There are two different tables, the first have $p$ chairs and the second have $n-p$. How many ways the $n$ people can sit on those tables?
I have two possible answers: $n!$ or ${n \choose p}$.
But I'm not sure if one of those answers is right because my friends told me they are both are wrong.
Any suggestions please, thanks!
On
Your answer $\ \boldsymbol{n \choose p}\,$ is correct if you don’t account for the sitting order/arrangements.
Now let's take into consideration the exact way people may be seated around the two tables. For example, if you have 5 persons at one of the tables you can place them in exactly 5! ways. This means your answer will be $$\ {n \choose p}\,p!\,(n-p)! = n!$$ if sitting arrangements at those two tables matter. So again your answer is correct here.
SOLUTION TWO (most interesting) Order matters but we are not ridiculous about it. So we want to account for sitting arrangements in the following fashion. We say that we can place two people around one table in only one possible way – the guys are opposite each other. Then if we have 3 persons at a table, the number of sitting arrangements is still only one arrangement (person 1 will be always next to the other two guys). If we have 4 persons, we can squeeze the fourth person in 3 different places, which will make the number of arrangements to be 3. That matters, of course. Some guy may want to sit next to two specific persons – a reasonable thing to account for. (That's not why we account for it; we just want to be algebraically precise here) Now if we squeeze a fifth person among 4 persons, the number of arrangements will be $4\cdot3$. We can continue like that $\;4\cdot3;\quad 5\cdot4\cdot3;\quad 6\cdot5\cdot4\cdot3; \; .....\; (n-1)(n-2)\cdot...\cdot3 = (n-1)!/2$
$(n-1)!/2\;$ is gonna be $\;(p-1)!/2\;$ sitting arrangements for the table with $\;p\;$ chairs ($p ≥ 3$).
And it’s gonna be $\;(n-p-1)!/2\;$ sitting arrangements for the table with $\;n-p\;$ chairs ($n-p-1 ≥ 3$).
Now we have to multiply all possible combinations:
$$ {n \choose p}\, \frac{(p-1)!}{2} \,\frac{(n-p-1)!}{2} = \frac {n!}{(n-p)!\,p!} \,\frac{(p-1)!\, (n-p-1)!}{4} = \frac{n!}{4\,np} = \frac{(n-1)!}{4p} $$
where $p ≥ 3$ and $n-p-1 ≥ 3$ (otherwise it is trivial but the whole formula no longer holds)
Hope my reasoning is clear. Nice problem.
So, your third answer is $\boldsymbol{\;(n-1)!/4p}$
and that’s the most reasonable one but I don’t consider your other answers to be incorrect. I hate it when people drag in ambiguity and then it turns out that you are wrong because your answer is supposedly not the best fit.
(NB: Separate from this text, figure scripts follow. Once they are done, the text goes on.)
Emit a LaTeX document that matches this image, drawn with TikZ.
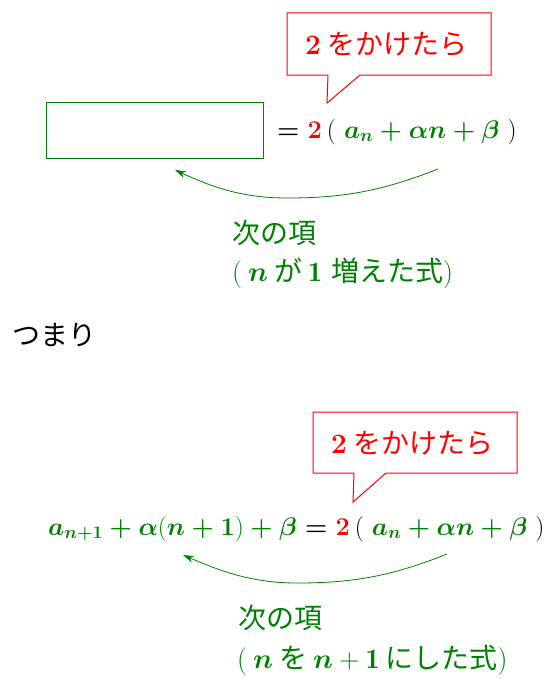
\RequirePackage{fix-cm}
\documentclass[tikz,border=0pt]{standalone}
\usepackage{amsmath}
\usepackage{bm}
\usepackage{fontspec}
\newfontfamily\jp{Noto Sans CJK JP}
\definecolor{g}{RGB}{0,128,0}
\usetikzlibrary{arrows.meta}
\newcommand{\lpar}{{\rmfamily\mdseries(}}
\newcommand{\rpar}{{\rmfamily\mdseries)}}
\begin{document}
\begin{tikzpicture}[x=1pt,y=-1pt,
  txt/.style={inner sep=0pt, anchor=base west},
  jpf/.style={font=\jp\fontsize{28}{32}\selectfont},
  mth/.style={font=\boldmath\fontsize{25.5}{30}\selectfont},
  callout/.style={draw=red, line width=1pt, fill=white},
  arr/.style={draw=g, line width=0.8pt, -{Stealth[length=11pt,width=7pt]}}
]
\useasboundingbox (0,0) rectangle (554,685);

% ---- top part ----
\draw[callout] (287,13) -- (491,13) -- (491,75) -- (360,75) -- (327,103) -- (328,75) -- (287,75) -- cycle;
\node[txt,jpf,red] (t1) at (305,55) {{\rmfamily\bfseries 2}\hspace{7pt}をかけたら};

\node[draw=g, line width=1pt, minimum width=217pt, minimum height=56pt, inner sep=0pt, anchor=north west] (box) at (46,102) {};

\node[txt,mth] (eq1) at (277,138) {$=\textcolor{red}{2}\,\text{(}\;\color{g}a_n+\alpha n+\beta\;\color{black}\text{)}$};

\coordinate (s1) at (438,169);
\coordinate (m1) at (287,198);
\coordinate (e1) at (175,170);
\draw[arr] (s1) .. controls (380,192) and (340,198) .. (m1) .. controls (240,198) and (210,186) .. (e1);

\node[txt,jpf,g] (l1a) at (232,243) {次の項};
\node[txt,jpf,g] (l1b) at (232,281) {\lpar\hspace{6pt}$\bm{n}$\hspace{6pt}が\hspace{6pt}$\mathbf{1}$\hspace{9pt}増えた式\rpar};

\node[txt,jpf] (tsumari) at (12,345) {つまり};

% ---- bottom part ----
\draw[callout] (313,412) -- (517,412) -- (517,473) -- (386,473) -- (353,502) -- (354,473) -- (313,473) -- cycle;
\node[txt,jpf,red] (t2) at (331,453) {{\rmfamily\bfseries 2}\hspace{7pt}をかけたら};

\node[txt,mth] (eq2) at (48,535) {$\color{g}a_{n+1}+\alpha\text{(}n+1\text{)}+\beta\color{black}=\textcolor{red}{2}\,\text{(}\;\color{g}a_n+\alpha n+\beta\;\color{black}\text{)}$};

\coordinate (s2) at (447,554);
\coordinate (m2) at (297,583);
\coordinate (e2) at (183,555);
\draw[arr] (s2) .. controls (390,577) and (350,583) .. (m2) .. controls (250,583) and (218,570) .. (e2);

\node[txt,jpf,g] (l2a) at (238,628) {次の項};
\node[txt,jpf,g] (l2b) at (237,668) {\lpar\hspace{6pt}$\bm{n}$\hspace{6pt}を\hspace{6pt}$\bm{n}+\mathbf{1}$\hspace{6pt}にした式\rpar};
\end{tikzpicture}
\end{document}
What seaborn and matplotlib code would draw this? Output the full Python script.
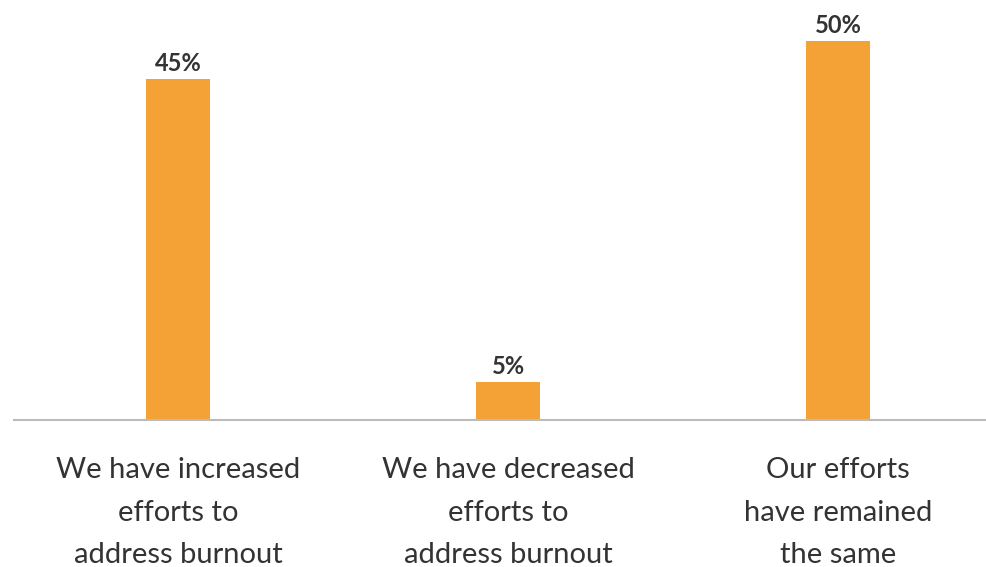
import matplotlib
matplotlib.use("Agg")
import matplotlib.pyplot as plt
import seaborn as sns
import pandas as pd

categories = ["We have increased\nefforts to\naddress burnout",
              "We have decreased\nefforts to\naddress burnout",
              "Our efforts\nhave remained\nthe same"]
values = [45, 5, 50]
value_labels = ["45%", "5%", "50%"]

sns.set_theme(style="white")
plt.rcParams['font.family'] = ['Lato', 'DejaVu Sans']

df = pd.DataFrame({"cat": categories, "val": values})
fig = plt.figure(figsize=(9.87, 5.67), dpi=100)
ax = fig.add_axes([14/987, 1 - 420/567, (985-14)/987, 420/567])
sns.barplot(data=df, x="cat", y="val", color="#F4A236", saturation=1, width=0.195,
            linewidth=0, ax=ax)
ax.set_xlim(-0.497, 2.445)
ax.set_ylim(0, 55.4)
for i, (v, lab) in enumerate(zip(values, value_labels)):
    ax.text(i, v + 0.5, lab, ha="center", va="bottom", fontsize=17,
            fontweight="bold", color="#333333")
ax.set_xlabel("")
ax.set_ylabel("")
ax.set_yticks([])
ax.tick_params(axis="x", length=0, pad=27, labelsize=21, labelcolor="#333333")
for t in ax.get_xticklabels():
    t.set_linespacing(1.78)
for s in ["top", "left", "right"]:
    ax.spines[s].set_visible(False)
ax.spines["bottom"].set_color("#BBBBBB")
ax.spines["bottom"].set_linewidth(1.5)
fig.savefig("out.png", dpi=100)
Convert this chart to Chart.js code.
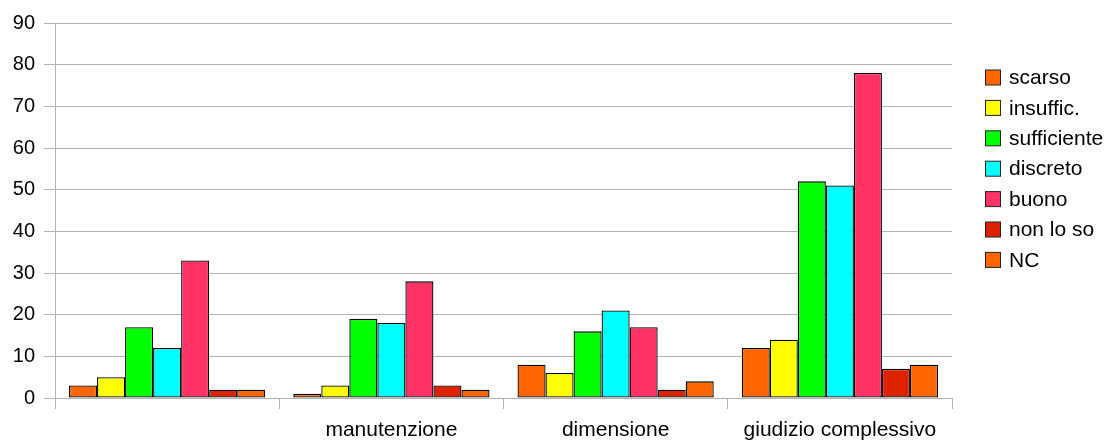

Choice with $n!$ is the best fit in my opinion. And the people should sit at the tables not on the tables :)
PS: Brrr, my first use of MathJax. Nice implementation.
Assume that different permutations of the same $p$ people at the same table are counted as "different ways" to sit people; assume also that one table has $p$ chairs while the other table has $n-p$ chairs. Then the total number of ways is $$ {n\choose p}\cdot p! \cdot (n-p)! \,=\, n! $$ where the ${n \choose p}$ coefficient gives the number of ways to select $p$ people out of $n$, while $p!$ and $(n-p)!$ account for different permutations of people at their respective table.